The way I see it, its either there or not. If he keeps passing you by the gate everyday and doesn’t bother to say ‘hi’ (even if for just being polite), then its time to recast the main man in your fantasies… a new guy who will even see you. Of cause this would have been great had someone told 15-year-old me as it would have saved my growing heart from what was to happen a few weeks later followed by even more idiotic versions of my fantasies…
… so on that day, as with the other days, I waited outside for him to pass. This time though he didn’t come alone. He had a GIRL with him. Hand around waist and irritating giggles coming from her as she enjoyed what should have been mine. Oh how my heart broke as I disappeared into our yard with plans of revenge. After I had calmed down, I did the most logical thing…
Fantasy continued: she had blackmailed him and he had no choice but to be with her. Deep down, he wanted me!
Of cause what had happened was obvious: SOMEONE ELSE BEAT ME TO APPROACHING HIM AND SAYING ‘HI’…

Monday, January 23, 2012

Girl on the fence


We have always been told that this is how the order of things goes and we should not rock the boat but comply.

That’s all good and well with things that make sense but as it goes with me - like the other millions of things in my head, I cant help but question this and wonder of my sanity for even wanting to change it.

A girl SHOULD wanna get married and she SHOULD have it in her to take care of the man she loves and help him build a warm home for the both of them. Sure, this girl also does have the choice to remain single and focus on other things and gone are the times when society would frown upon such a decision. What happens though when this said girl simply wants to love her man and skip the whole taking care of him part?

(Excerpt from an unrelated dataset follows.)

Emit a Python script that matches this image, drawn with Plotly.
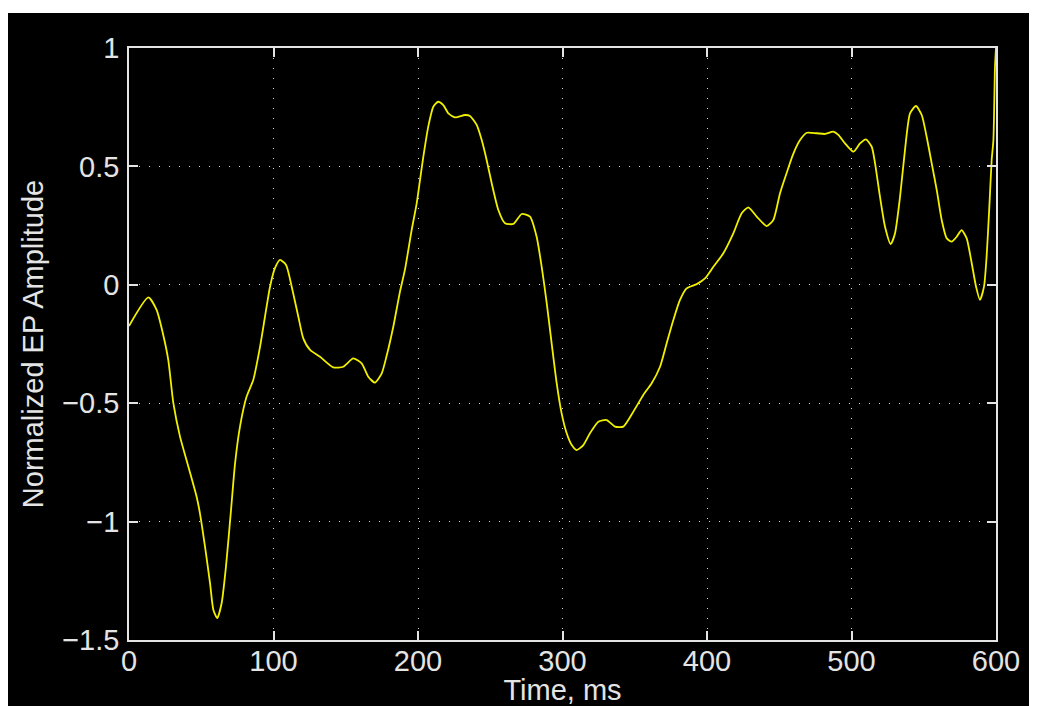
import plotly.graph_objects as go

# EP waveform (time in ms, normalised amplitude)
time_ms = [0, 13.4, 19.1, 23.7, 27.2, 30.7, 35.3, 41.1, 46.8, 49.1, 52.6, 56.1, 58.4, 61.1,
           64.1, 67.1, 70.6, 73.4, 76.8, 81.4, 86.0, 90.7, 94.1, 97.6, 101.0, 104.5, 108.7,
           112.6, 117.2, 120.6, 125.3, 132.2, 141.4, 148.3, 155.2, 161.0, 165.6, 170.2,
           174.9, 178.3, 182.9, 187.5, 191.0, 195.6, 199.1, 201.4, 203.7, 207.1, 210.6,
           214.0, 217.5, 221.0, 225.6, 232.5, 236.0, 240.6, 244.1, 247.5, 251.0, 255.6,
           260.2, 266.0, 271.8, 277.5, 282.1, 285.6, 289.1, 292.5, 296.0, 299.4, 302.9,
           306.4, 309.8, 314.4, 319.0, 324.8, 330.6, 336.3, 342.1, 349.0, 355.9, 361.7,
           367.5, 372.1, 376.7, 381.3, 385.9, 392.9, 398.6, 404.4, 411.3, 418.2, 424.0,
           428.6, 434.4, 441.3, 445.9, 450.5, 455.0, 459.5, 464.4, 469.0, 475.9, 481.7,
           487.4, 490.9, 495.5, 501.3, 505.9, 510.0, 514.0, 516.3, 519.7, 523.2, 527.1,
           530.1, 533.6, 537.0, 540.5, 544.6, 548.6, 552.0, 555.5, 559.0, 562.4, 565.9,
           569.3, 572.8, 576.2, 579.7, 583.2, 586.2, 588.9, 591.7, 593.5, 595.4, 597.0,
           598.2, 599.3, 600]
amplitude = [-0.174, -0.053, -0.106, -0.212, -0.318, -0.500, -0.641, -0.768, -0.895, -0.965,
             -1.106, -1.261, -1.373, -1.408, -1.345, -1.190, -0.951, -0.754, -0.599, -0.472,
             -0.402, -0.261, -0.135, -0.008, 0.070, 0.105, 0.084, -0.008, -0.135, -0.226,
             -0.275, -0.304, -0.349, -0.346, -0.311, -0.332, -0.388, -0.413, -0.374, -0.300,
             -0.177, -0.030, 0.065, 0.231, 0.344, 0.443, 0.541, 0.668, 0.752, 0.773, 0.759,
             0.724, 0.707, 0.717, 0.713, 0.675, 0.611, 0.527, 0.429, 0.316, 0.260, 0.257,
             0.299, 0.288, 0.203, 0.076, -0.078, -0.247, -0.416, -0.543, -0.627, -0.677,
             -0.698, -0.677, -0.627, -0.578, -0.571, -0.599, -0.599, -0.536, -0.465, -0.416,
             -0.346, -0.247, -0.149, -0.064, -0.015, 0.003, 0.027, 0.076, 0.133, 0.217,
             0.302, 0.327, 0.288, 0.248, 0.274, 0.386, 0.470, 0.550, 0.611, 0.642, 0.640,
             0.637, 0.647, 0.633, 0.597, 0.562, 0.597, 0.614, 0.583, 0.513, 0.372, 0.245,
             0.172, 0.217, 0.372, 0.569, 0.724, 0.755, 0.717, 0.625, 0.513, 0.400, 0.274,
             0.196, 0.182, 0.203, 0.231, 0.196, 0.091, -0.008, -0.064, -0.008, 0.119, 0.330,
             0.527, 0.611, 0.921, 1.0]

x_ticks = [0, 100, 200, 300, 400, 500, 600]
y_ticks = [-1.5, -1, -0.5, 0, 0.5, 1]

fg = "#e4e4e4"
font = dict(family="Liberation Sans, Arial, sans-serif", size=29, color=fg)

fig = go.Figure()
fig.add_trace(go.Scatter(x=time_ms, y=amplitude, mode="lines",
                         line=dict(color="#f0f000", width=1.8, shape="spline", smoothing=0.6),
                         hoverinfo="skip"))

axis_style = dict(
    showline=True, linecolor=fg, linewidth=1.5, mirror="allticks",
    ticks="inside", ticklen=9, tickcolor=fg, tickwidth=1.5,
    showgrid=True, gridcolor="#dcdcdc", gridwidth=1.3, griddash="1.3px,8.7px",
    zeroline=False, tickfont=font, automargin=False,
)

fig.update_xaxes(range=[0, 600], tickvals=x_ticks, ticktext=[str(v) for v in x_ticks],
                 ticklabelstandoff=-6,
                 title=dict(text="Time, ms", font=font, standoff=0), **axis_style)
fig.update_yaxes(range=[-1.5, 1], tickvals=y_ticks,
                 ticktext=["\u22121.5", "\u22121", "\u22120.5", "0", "0.5", "1"],
                 ticklabelstandoff=2,
                 title=dict(text="Normalized EP Amplitude", font=font, standoff=10), **axis_style)

# thin white strip along the top edge, as in the original picture
fig.add_shape(type="rect", xref="paper", yref="paper", x0=-0.2, x1=1.1, y0=1.0591, y1=1.08,
              fillcolor="white", line_width=0, layer="above")

fig.update_layout(
    width=1029, height=698,
    margin=dict(l=121, r=41, t=40, b=66),
    paper_bgcolor="black", plot_bgcolor="black",
    showlegend=False, font=font,
)

fig.write_html("out.html")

See, here I refer to a girl who although being capable of doing the caring thing, wishes she could rather skip it. Reasons? Fear I suppose. Fear of the unknown. Fear of the women she has to turn out to be when looking at the perfect patrial her mother has set. Why could it not be that girl love her man but stay at her own place and take care of herself ONLY?

Its an awkward place to be yes since all around her all the other girls are doing just what is expected of them. They get married. They bare children. They pine away if not married with anticipation and hope. They firmly stand by the choice to leave it all behind and handle it with simple grace. And then there is this girl that is sitting on the fence – quite comfortably too if I may add. Fence though starts to poke at here when the stares and frowns make her shift around uncomfortably realizing that she has to make a choice that she will have to stick with for a life time: love her man AND take care of him OR leave it all behind and run at it alone forever.

Imagine the looks when girl gets off the fence….

In under tones they whisper and point wondering why she has decided on that side of the fence. It becomes the talk of the town and there is such an unnecessary vibe around the side of the fence girl is walking around on. What happens next shocks the masses the most…

Girl climbs back on the fence and sits…

(see girl needed a glass of water and she got down to go get. As to the side of the fence she decided to jump into to get the water – well that was all depending on which side she was facing when she got extremely thirsty…)

The crazy hype that just happens goes on to prove my point and make my resolve super difficult - We have always been told that this is how the order of things goes and we should not rock the boat but comply.

All I can do at this point is fight hard the urge to rock the damn boat and hope everyone else holds on really tight!